Author: Artem Abramov, Senior Analyst
Publisher: Oil & Gas Financial Journal
Among the key tight oil plays in the US, those in the Permian Basin have gotten a particular market attention in recent months. Not only crude and condensate output from these plays refuse to decline. Also, average well configuration and productivity continue to grow due to a shift towards the most productive areas of the Basin, together with more economical well completion characteristics.
Looking at the horizontal wells in Midland and Delaware Basins, which were brought on-line in 2012-2016, Figure 1 summarizes the evolution of average proppant use and lateral length per well. Both these metrics increased considerably over that last four years and the average lateral length in the Permian Midland has already exceeded 8,000 ft. However, average proppant use grew more rapidly leading to an increased completion intensity. Back in 2012, approximately 900 and 500 lbs of proppant per feet were pumped in the Midland and Delaware respectively, whereas in Q1 2016 1,400 and 1,500 lbs per feet were observed, respectively.
A natural consequence of boosted well configuration and full-scale development of Wolfcamp and Bone Spring formations resulted in an increased well productivity. Figure 2 shows the distribution of estimated ultimate recovery (EUR) for horizontal wells in the Permian Basin, quarter-by-quarter. Less than 15% of the wells exhibited EURs above 600 thousand boe in 2012-2013. However, what used to be an outstanding well performance in those years has become a standard by 2015-2016 as the share of such wells reached 50-60%. Simultaneously, only 10-20% of the current wells demonstrate EURs below 300 thousand boe, while in 2012-2013 the share of such wells was above 50%.

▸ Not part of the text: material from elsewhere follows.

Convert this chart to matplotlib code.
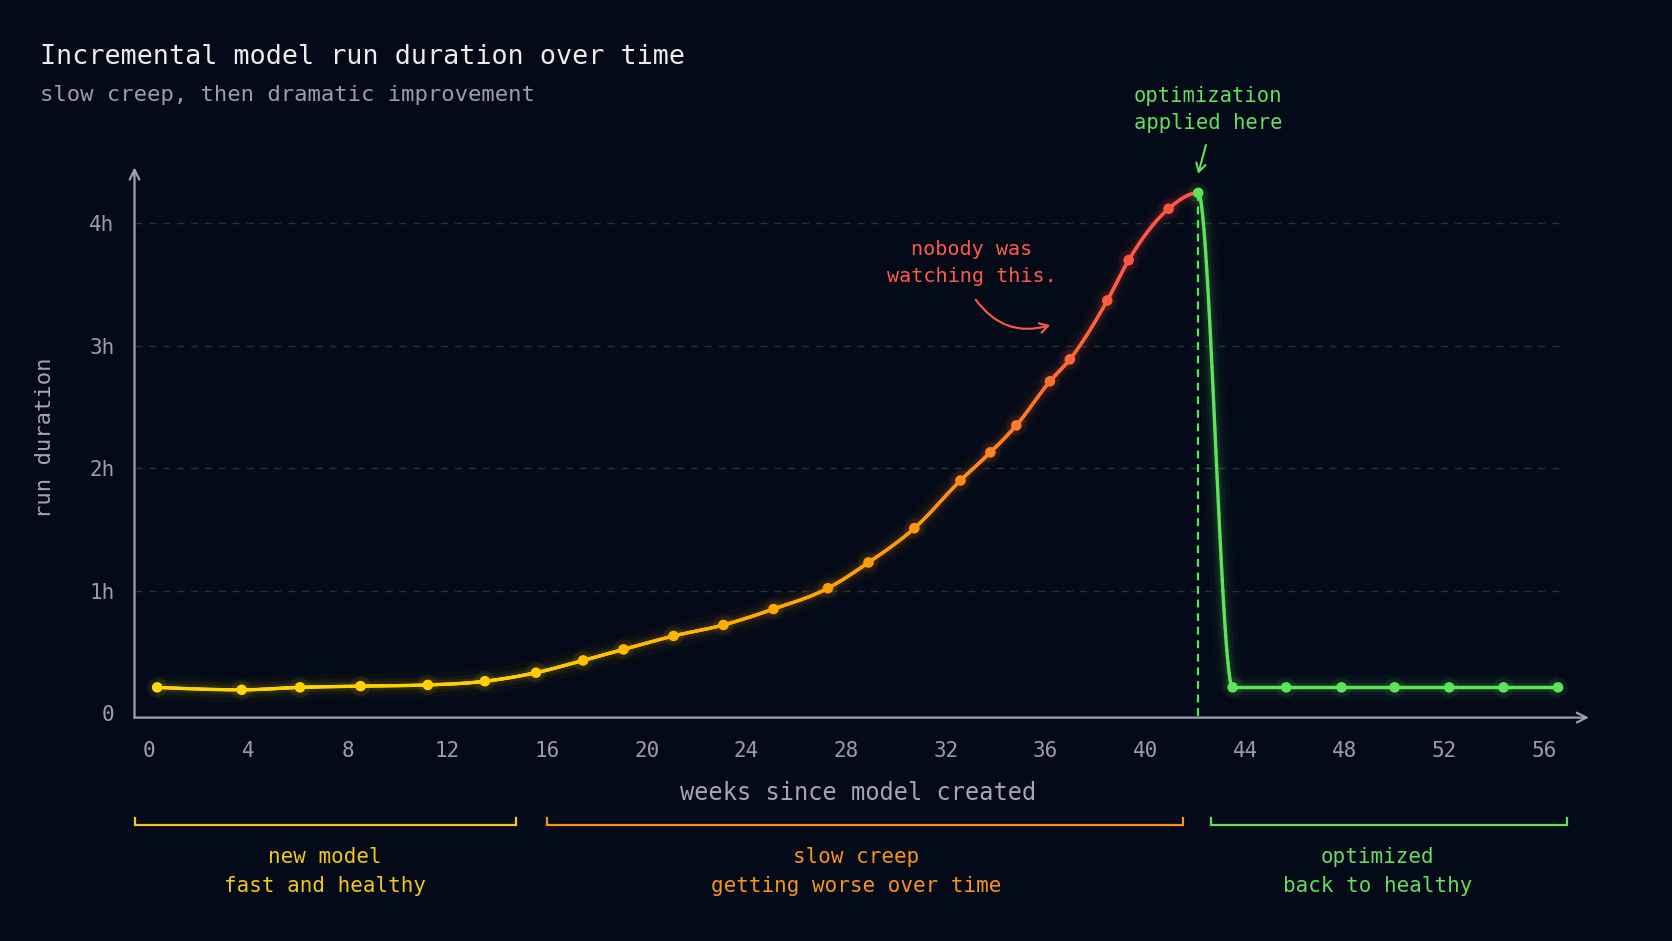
import numpy as np
import matplotlib
matplotlib.use("Agg")
import matplotlib.pyplot as plt
from matplotlib.collections import LineCollection
from matplotlib.colors import LinearSegmentedColormap

# ---------------- data ----------------
weeks = [0.35, 3.74, 6.08, 8.51, 11.21, 13.5, 15.55, 17.44, 19.06, 21.07, 23.07, 25.08,
         27.26, 28.89, 30.73, 32.58, 33.78, 34.82, 36.17, 36.97, 38.47, 39.33, 40.93,
         42.12, 43.5, 45.65, 47.87, 50.0, 52.19, 54.37, 56.56]
hours = [0.21, 0.19, 0.21, 0.22, 0.23, 0.26, 0.33, 0.43, 0.52, 0.63, 0.72, 0.85,
         1.02, 1.23, 1.51, 1.90, 2.13, 2.35, 2.71, 2.89, 3.37, 3.70, 4.12,
         4.25, 0.21, 0.21, 0.21, 0.21, 0.21, 0.21, 0.21]
optimization_week = 42.12
x_ticks = [0, 4, 8, 12, 16, 20, 24, 28, 32, 36, 40, 44, 48, 52, 56]
x_tick_labels = [str(v) for v in x_ticks]
y_ticks = [0, 1, 2, 3, 4]
y_tick_labels = ["0", "1h", "2h", "3h", "4h"]
phase_titles = ["new model", "slow creep", "optimized"]
phase_subtitles = ["fast and healthy", "getting worse over time", "back to healthy"]
phase_spans = [(-0.56, 14.75), (16.0, 41.5), (42.65, 56.9)]

title = "Incremental model run duration over time"
subtitle = "slow creep, then dramatic improvement"
xlabel = "weeks since model created"
ylabel = "run duration"
note_red = "nobody was\nwatching this."
note_green = "optimization\napplied here"

# ---------------- style ----------------
BG = "#040a18"
AXIS = "#9ea3ab"
TICK = "#9a9fa7"
GRID = "#2a2f3b"
GREEN = "#5fe35a"
YELLOW_T = "#f2c81a"
ORANGE_T = "#f7931e"
GREEN_T = "#66dd5f"
RED_T = "#ff5a48"
FONT = "DejaVu Sans Mono"
plt.rcParams["font.family"] = [FONT, "DejaVu Sans"]

W, H = 1672, 941
fig = plt.figure(figsize=(W / 100, H / 100), dpi=100, facecolor=BG)

def fx(px):
    return px / W

def fy(py):
    return 1 - py / H

x0_px, x1_px = 134.5, 1589.0
y0_px, y1_px = 717.6, 167.4
ax = fig.add_axes([fx(x0_px), fy(y0_px), fx(x1_px) - fx(x0_px), fy(y1_px) - fy(y0_px)])
ax.set_facecolor("none")
ax.set_xlim(-0.56, 57.8)
ax.set_ylim(-0.037, 4.458)
for s in ax.spines.values():
    s.set_visible(False)

# grid
ax.hlines(y_ticks[1:], -0.56, 56.6, colors=GRID, linestyles=(0, (5, 5)), lw=1.0, zorder=1)

# axes with arrows
arrow_kw = dict(arrowstyle="->,head_length=0.7,head_width=0.35", color=AXIS, lw=1.6,
                shrinkA=0, shrinkB=0)
ax.annotate("", xy=(1, 0), xytext=(0, 0), xycoords="axes fraction",
            textcoords="axes fraction", arrowprops=arrow_kw, zorder=2)
ax.annotate("", xy=(0, 1), xytext=(0, 0), xycoords="axes fraction",
            textcoords="axes fraction", arrowprops=arrow_kw, zorder=2)

# ticks
ax.set_xticks(x_ticks, x_tick_labels)
ax.set_yticks(y_ticks, y_tick_labels)
ax.tick_params(axis="x", length=0, pad=17, labelsize=15, labelcolor=TICK)
ax.tick_params(axis="y", length=0, pad=14.5, labelsize=15, labelcolor=TICK)

ax.set_xlabel(xlabel, fontsize=17, color="#a3a7ae", va="center")
ax.xaxis.set_label_coords((858 - x0_px) / (x1_px - x0_px),
                          (fy(793.5) - fy(y0_px)) / (fy(y1_px) - fy(y0_px)))
ax.set_ylabel(ylabel, fontsize=16, color="#a3a7ae", va="center", ha="center")
ax.yaxis.set_label_coords((44.8 - x0_px) / (x1_px - x0_px),
                          (fy(438.2) - fy(y0_px)) / (fy(y1_px) - fy(y0_px)))

# ---------------- smooth monotone curve through data ----------------
def monotone_curve(x, y, n=60):
    x = np.asarray(x, float)
    y = np.asarray(y, float)
    h = np.diff(x)
    s = np.diff(y) / h
    t = np.zeros_like(x)
    for i in range(1, len(x) - 1):
        h0, h1, s0, s1 = h[i - 1], h[i], s[i - 1], s[i]
        p = (s0 * h1 + s1 * h0) / (h0 + h1)
        sg = (1 if s0 >= 0 else -1) + (1 if s1 >= 0 else -1)
        t[i] = sg * min(abs(s0), abs(s1), 0.5 * abs(p))
    t[0] = (3 * s[0] - t[1]) / 2
    t[-1] = (3 * s[-1] - t[-2]) / 2
    xs, ys = [], []
    for i in range(len(x) - 1):
        u = np.linspace(0, 1, n, endpoint=(i == len(x) - 2))
        h00 = 2 * u**3 - 3 * u**2 + 1
        h10 = u**3 - 2 * u**2 + u
        h01 = -2 * u**3 + 3 * u**2
        h11 = u**3 - u**2
        xs.append(x[i] + u * h[i])
        ys.append(h00 * y[i] + h10 * h[i] * t[i] + h01 * y[i + 1] + h11 * h[i] * t[i + 1])
    return np.concatenate(xs), np.concatenate(ys)

cmap = LinearSegmentedColormap.from_list(
    "creep",
    [(0.0, "#ffd60a"), (0.35, "#ffcf00"), (0.55, "#ffae00"), (0.70, "#ff9a0c"),
     (0.79, "#ff8a1c"), (0.87, "#ff6a34"), (0.93, "#ff5844"), (1.0, "#ff5048")])

def color_for(w):
    if w > optimization_week + 1e-6:
        return GREEN
    return cmap(max(0.0, min(1.0, w / optimization_week)))

xs, ys = monotone_curve(weeks, hours)
pts = np.column_stack([xs, ys]).reshape(-1, 1, 2)
segs = np.concatenate([pts[:-1], pts[1:]], axis=1)
mid = (xs[:-1] + xs[1:]) / 2
seg_colors = [color_for(m) for m in mid]

for lw, alpha in [(18, 0.03), (11, 0.05), (6.5, 0.09)]:
    lc = LineCollection(segs, colors=seg_colors, linewidths=lw, alpha=alpha,
                        capstyle="butt", joinstyle="round", zorder=3)
    ax.add_collection(lc)
lc = LineCollection(segs, colors=seg_colors, linewidths=2.4, capstyle="round", zorder=4)
ax.add_collection(lc)

pt_colors = [color_for(w) if abs(w - optimization_week) > 1e-6 else GREEN for w in weeks]
ax.scatter(weeks, hours, s=220, c=pt_colors, alpha=0.08, linewidths=0, zorder=4)
ax.scatter(weeks, hours, s=58, c=pt_colors, linewidths=0, zorder=5)

# vertical dashed optimisation marker
peak_h = hours[weeks.index(optimization_week)]
ax.plot([optimization_week, optimization_week], [peak_h, -0.037], color=GREEN,
        lw=1.6, linestyle=(0, (3.5, 2.6)), zorder=3)

# ---------------- annotations ----------------
fig.text(fx(971.4), fy(262.8), note_red, color=RED_T, fontsize=14.5, ha="center",
         va="center", linespacing=1.5)
ax.annotate("", xy=(36.18, 3.169), xytext=(33.19, 3.378),
            arrowprops=dict(arrowstyle="->,head_length=0.6,head_width=0.35", color=RED_T,
                            lw=1.5, connectionstyle="arc3,rad=0.35", shrinkA=0, shrinkB=0),
            annotation_clip=False, zorder=6)

fig.text(fx(1208), fy(109.8), note_green, color=GREEN_T, fontsize=14.8, ha="center",
         va="center", linespacing=1.45)
ax.annotate("", xy=(42.12, 4.406), xytext=(42.43, 4.641),
            arrowprops=dict(arrowstyle="->,head_length=0.6,head_width=0.35", color=GREEN_T,
                            lw=1.5, shrinkA=0, shrinkB=0),
            annotation_clip=False, zorder=6)

# ---------------- phase brackets ----------------
br_top = -0.857
br_bot = -0.914
phase_colors = [YELLOW_T, ORANGE_T, GREEN_T]
label_centers_px = [325.2, 856.2, 1377.7]
for (a, b), col, t1, t2, cpx in zip(phase_spans, phase_colors, phase_titles,
                                    phase_subtitles, label_centers_px):
    ax.plot([a, a, b, b], [br_top, br_bot, br_bot, br_top], color=col, lw=1.6,
            clip_on=False, solid_joinstyle="miter", zorder=3)
    fig.text(fx(cpx), fy(871.5), t1 + "\n" + t2, color=col, fontsize=15, ha="center",
             va="center", linespacing=1.55)

# ---------------- titles ----------------
fig.text(fx(39.5), fy(56.5), title, color="#ececec", fontsize=19.3, ha="left", va="center")
fig.text(fx(39.5), fy(95), subtitle, color="#9a9fa7", fontsize=16, ha="left", va="center")

fig.savefig("out.png", dpi=100, facecolor=BG)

Together with a significant unit price reduction, productivity improvements imposed a downward pressure on the wellhead breakeven prices in the tight oil plays of the Permian Basin. Thus, current drilling of dedicated Permian operators remains commercial in the low oil price environment. Figure 3 demonstrates the average wellhead breakeven price for selected operators in the Permian Basin for different years. In 2016, a typical well of the selected companies is commercial at an oil price below 40 USD/bbl. It is worth mentioning that EOG Resources has managed to achieve exceptional well results in Permian Delaware – an area that was not considered their core area of activity before 2015. Latest EOG’s wells belong to the premium part of their drilling inventory and exhibit a breakeven price of around 27 USD/bbl. The second best commerciality is demonstrated by Devon’s wells in 2016, which target the Bone Spring formation, with a breakeven price of around 29 USD/bbl. However, the company decided to drop its last rig in Permian Delaware after drilling only four operated wells in 2016. This confirms the scarce availability of financing, which has become a dominant decision factor in order to continue drilling even in highly economical plays. Nowadays, operators are forced to abandon activity even in some of their best and still commercial plays.